◆ INSTRUCTIONS TO FOLLOW ◆
Copy each line of the data below exactly, leaving out pictures.
= = =
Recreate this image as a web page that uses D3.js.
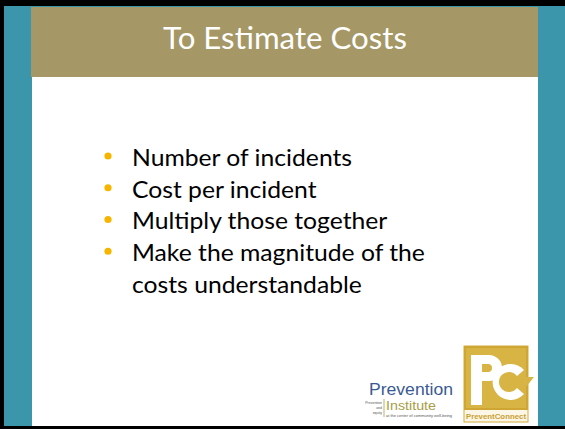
<!DOCTYPE html>
<html>
<head>
<meta charset="utf-8">
<script src="https://cdn.jsdelivr.net/npm/d3@7"></script>
<style>
  html, body { margin: 0; padding: 0; background: #fff; }
  svg { display: block; }
</style>
</head>
<body>
<svg id="slide" width="565" height="429"></svg>
<script>
// slide content
const titleText = "To Estimate Costs";
const bullets = [
    ["Number of incidents"],
    ["Cost per incident"],
    ["Multiply those together"],
    ["Make the magnitude of the", "costs understandable"]
];
const logoLeft = ["Prevention", "Institute"];
const logoLeftSmall = ["Prevention", "and", "equity"];
const logoLeftTag = "at the center of community well-being";
const logoRight = "PreventConnect";

const W = 565, H = 429;
const svg = d3.select("#slide");

// frame
svg.append("rect").attr("width", W).attr("height", H).attr("fill", "#000");
svg.append("rect").attr("x", 4).attr("y", 6).attr("width", W - 4).attr("height", 420)
    .attr("fill", "#3b96ab");
svg.append("rect").attr("x", 32).attr("y", 77).attr("width", 506).attr("height", 349)
    .attr("fill", "#fff");
svg.append("rect").attr("x", 31).attr("y", 7).attr("width", 507).attr("height", 70)
    .attr("fill", "#a59766");

// title
const title = svg.append("text")
    .attr("x", 163).attr("y", 49)
    .attr("fill", "#fff")
    .style("font-family", "Lato, 'Open Sans', sans-serif")
    .style("font-size", "30px")
    .text(titleText);
title.attr("textLength", 244).attr("lengthAdjust", "spacingAndGlyphs");

// flatten bullet lines
let lines = [];
bullets.forEach((b, i) => b.forEach((t, j) => lines.push({text: t, first: j === 0})));

const y = d3.scaleLinear().domain([0, lines.length - 1]).range([166, 293]);

const body = svg.append("g")
    .style("font-family", "Lato, 'Open Sans', sans-serif")
    .style("font-size", "24px")
    .attr("fill", "#000");

const txt = body.selectAll("text.line")
    .data(lines)
    .enter()
    .append("text")
    .attr("class", "line")
    .attr("x", 0)
    .attr("y", (d, i) => y(i))
    .text(d => d.text);

// squeeze horizontally so widths match the Calibri look
let widest = d3.max(txt.nodes(), n => n.getComputedTextLength());
let sx = 293 / widest;
txt.attr("transform", (d, i) => `translate(132,0) scale(${sx},1)`);

body.selectAll("circle")
    .data(lines.map((d, i) => ({...d, i})).filter(d => d.first))
    .enter()
    .append("circle")
    .attr("cx", 108)
    .attr("cy", d => y(d.i) - 10)
    .attr("r", 3.6)
    .attr("fill", "#f7b500");

// Prevention Institute logo
const pi = svg.append("g").style("font-family", "'Liberation Sans', Arial, sans-serif");
pi.append("text").attr("x", 369).attr("y", 395)
    .attr("fill", "#3a5a96")
    .style("font-size", "16px")
    .attr("textLength", 84).attr("lengthAdjust", "spacingAndGlyphs")
    .text(logoLeft[0]);
pi.append("text").attr("x", 386).attr("y", 410)
    .attr("fill", "#a99d45")
    .style("font-size", "12px")
    .attr("textLength", 50).attr("lengthAdjust", "spacingAndGlyphs")
    .text(logoLeft[1]);
pi.append("line").attr("x1", 384).attr("x2", 384).attr("y1", 399).attr("y2", 417)
    .attr("stroke", "#a99d45").attr("stroke-width", 0.8);
pi.selectAll("text.small")
    .data(logoLeftSmall)
    .enter()
    .append("text")
    .attr("class", "small")
    .attr("x", 382)
    .attr("y", (d, i) => 404 + i * 5)
    .attr("text-anchor", "end")
    .attr("fill", "#555")
    .style("font-size", "3.5px")
    .text(d => d);
pi.append("text").attr("x", 386).attr("y", 417)
    .attr("fill", "#555")
    .style("font-size", "3.5px")
    .attr("textLength", 66).attr("lengthAdjust", "spacingAndGlyphs")
    .text(logoLeftTag);

// PreventConnect logo
const pc = svg.append("g");
pc.append("rect").attr("x", 464).attr("y", 346).attr("width", 64).attr("height", 76)
    .attr("fill", "#fbf6e6").attr("stroke", "#d4ad3c").attr("stroke-width", 1);
pc.append("rect").attr("x", 464).attr("y", 346).attr("width", 64).attr("height", 64)
    .attr("fill", "#cfa634");
pc.append("rect").attr("x", 466).attr("y", 348).attr("width", 60).attr("height", 60)
    .attr("fill", "#d8b444");
// C with arrow
pc.append("path")
    .attr("d", "M524,370 A18,18 0 1 0 524,394 L517,388 A10,10 0 1 1 517,376 Z")
    .attr("fill", "#fff");
pc.append("path")
    .attr("d", "M512,377 L534,377 L522,392 Z")
    .attr("fill", "#d8b444");
// P
pc.append("path")
    .attr("d", "M471,355 L489,355 A13,13 0 0 1 489,381 L482,381 L482,405 L471,405 Z M482,364 L482,372 L488,372 A4,4 0 0 0 488,364 Z")
    .attr("fill", "#fff").attr("fill-rule", "evenodd");
pc.append("text").attr("x", 496).attr("y", 419)
    .attr("text-anchor", "middle")
    .attr("fill", "#c9a030")
    .style("font-family", "'Liberation Sans', Arial, sans-serif")
    .style("font-size", "8px")
    .style("font-weight", "bold")
    .attr("textLength", 60).attr("lengthAdjust", "spacingAndGlyphs")
    .text(logoRight);
</script>
</body>
</html>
= = =
◆ TASK OUTPUT ◆
Recreate this image as a web page that uses D3.js.
<!DOCTYPE html>
<html>
<head>
<meta charset="utf-8">
<script src="https://cdn.jsdelivr.net/npm/d3@7"></script>
<style>
  html, body { margin: 0; padding: 0; background: #fff; }
  svg { display: block; }
</style>
</head>
<body>
<svg id="slide" width="565" height="429"></svg>
<script>
// slide content
const titleText = "To Estimate Costs";
const bullets = [
    ["Number of incidents"],
    ["Cost per incident"],
    ["Multiply those together"],
    ["Make the magnitude of the", "costs understandable"]
];
const logoLeft = ["Prevention", "Institute"];
const logoLeftSmall = ["Prevention", "and", "equity"];
const logoLeftTag = "at the center of community well-being";
const logoRight = "PreventConnect";

const W = 565, H = 429;
const svg = d3.select("#slide");

// frame
svg.append("rect").attr("width", W).attr("height", H).attr("fill", "#000");
svg.append("rect").attr("x", 4).attr("y", 6).attr("width", W - 4).attr("height", 420)
    .attr("fill", "#3b96ab");
svg.append("rect").attr("x", 32).attr("y", 77).attr("width", 506).attr("height", 349)
    .attr("fill", "#fff");
svg.append("rect").attr("x", 31).attr("y", 7).attr("width", 507).attr("height", 70)
    .attr("fill", "#a59766");

// title
const title = svg.append("text")
    .attr("x", 163).attr("y", 49)
    .attr("fill", "#fff")
    .style("font-family", "Lato, 'Open Sans', sans-serif")
    .style("font-size", "30px")
    .text(titleText);
title.attr("textLength", 244).attr("lengthAdjust", "spacingAndGlyphs");

// flatten bullet lines
let lines = [];
bullets.forEach((b, i) => b.forEach((t, j) => lines.push({text: t, first: j === 0})));

const y = d3.scaleLinear().domain([0, lines.length - 1]).range([166, 293]);

const body = svg.append("g")
    .style("font-family", "Lato, 'Open Sans', sans-serif")
    .style("font-size", "24px")
    .attr("fill", "#000");

const txt = body.selectAll("text.line")
    .data(lines)
    .enter()
    .append("text")
    .attr("class", "line")
    .attr("x", 0)
    .attr("y", (d, i) => y(i))
    .text(d => d.text);

// squeeze horizontally so widths match the Calibri look
let widest = d3.max(txt.nodes(), n => n.getComputedTextLength());
let sx = 293 / widest;
txt.attr("transform", (d, i) => `translate(132,0) scale(${sx},1)`);

body.selectAll("circle")
    .data(lines.map((d, i) => ({...d, i})).filter(d => d.first))
    .enter()
    .append("circle")
    .attr("cx", 108)
    .attr("cy", d => y(d.i) - 10)
    .attr("r", 3.6)
    .attr("fill", "#f7b500");

// Prevention Institute logo
const pi = svg.append("g").style("font-family", "'Liberation Sans', Arial, sans-serif");
pi.append("text").attr("x", 369).attr("y", 395)
    .attr("fill", "#3a5a96")
    .style("font-size", "16px")
    .attr("textLength", 84).attr("lengthAdjust", "spacingAndGlyphs")
    .text(logoLeft[0]);
pi.append("text").attr("x", 386).attr("y", 410)
    .attr("fill", "#a99d45")
    .style("font-size", "12px")
    .attr("textLength", 50).attr("lengthAdjust", "spacingAndGlyphs")
    .text(logoLeft[1]);
pi.append("line").attr("x1", 384).attr("x2", 384).attr("y1", 399).attr("y2", 417)
    .attr("stroke", "#a99d45").attr("stroke-width", 0.8);
pi.selectAll("text.small")
    .data(logoLeftSmall)
    .enter()
    .append("text")
    .attr("class", "small")
    .attr("x", 382)
    .attr("y", (d, i) => 404 + i * 5)
    .attr("text-anchor", "end")
    .attr("fill", "#555")
    .style("font-size", "3.5px")
    .text(d => d);
pi.append("text").attr("x", 386).attr("y", 417)
    .attr("fill", "#555")
    .style("font-size", "3.5px")
    .attr("textLength", 66).attr("lengthAdjust", "spacingAndGlyphs")
    .text(logoLeftTag);

// PreventConnect logo
const pc = svg.append("g");
pc.append("rect").attr("x", 464).attr("y", 346).attr("width", 64).attr("height", 76)
    .attr("fill", "#fbf6e6").attr("stroke", "#d4ad3c").attr("stroke-width", 1);
pc.append("rect").attr("x", 464).attr("y", 346).attr("width", 64).attr("height", 64)
    .attr("fill", "#cfa634");
pc.append("rect").attr("x", 466).attr("y", 348).attr("width", 60).attr("height", 60)
    .attr("fill", "#d8b444");
// C with arrow
pc.append("path")
    .attr("d", "M524,370 A18,18 0 1 0 524,394 L517,388 A10,10 0 1 1 517,376 Z")
    .attr("fill", "#fff");
pc.append("path")
    .attr("d", "M512,377 L534,377 L522,392 Z")
    .attr("fill", "#d8b444");
// P
pc.append("path")
    .attr("d", "M471,355 L489,355 A13,13 0 0 1 489,381 L482,381 L482,405 L471,405 Z M482,364 L482,372 L488,372 A4,4 0 0 0 488,364 Z")
    .attr("fill", "#fff").attr("fill-rule", "evenodd");
pc.append("text").attr("x", 496).attr("y", 419)
    .attr("text-anchor", "middle")
    .attr("fill", "#c9a030")
    .style("font-family", "'Liberation Sans', Arial, sans-serif")
    .style("font-size", "8px")
    .style("font-weight", "bold")
    .attr("textLength", 60).attr("lengthAdjust", "spacingAndGlyphs")
    .text(logoRight);
</script>
</body>
</html>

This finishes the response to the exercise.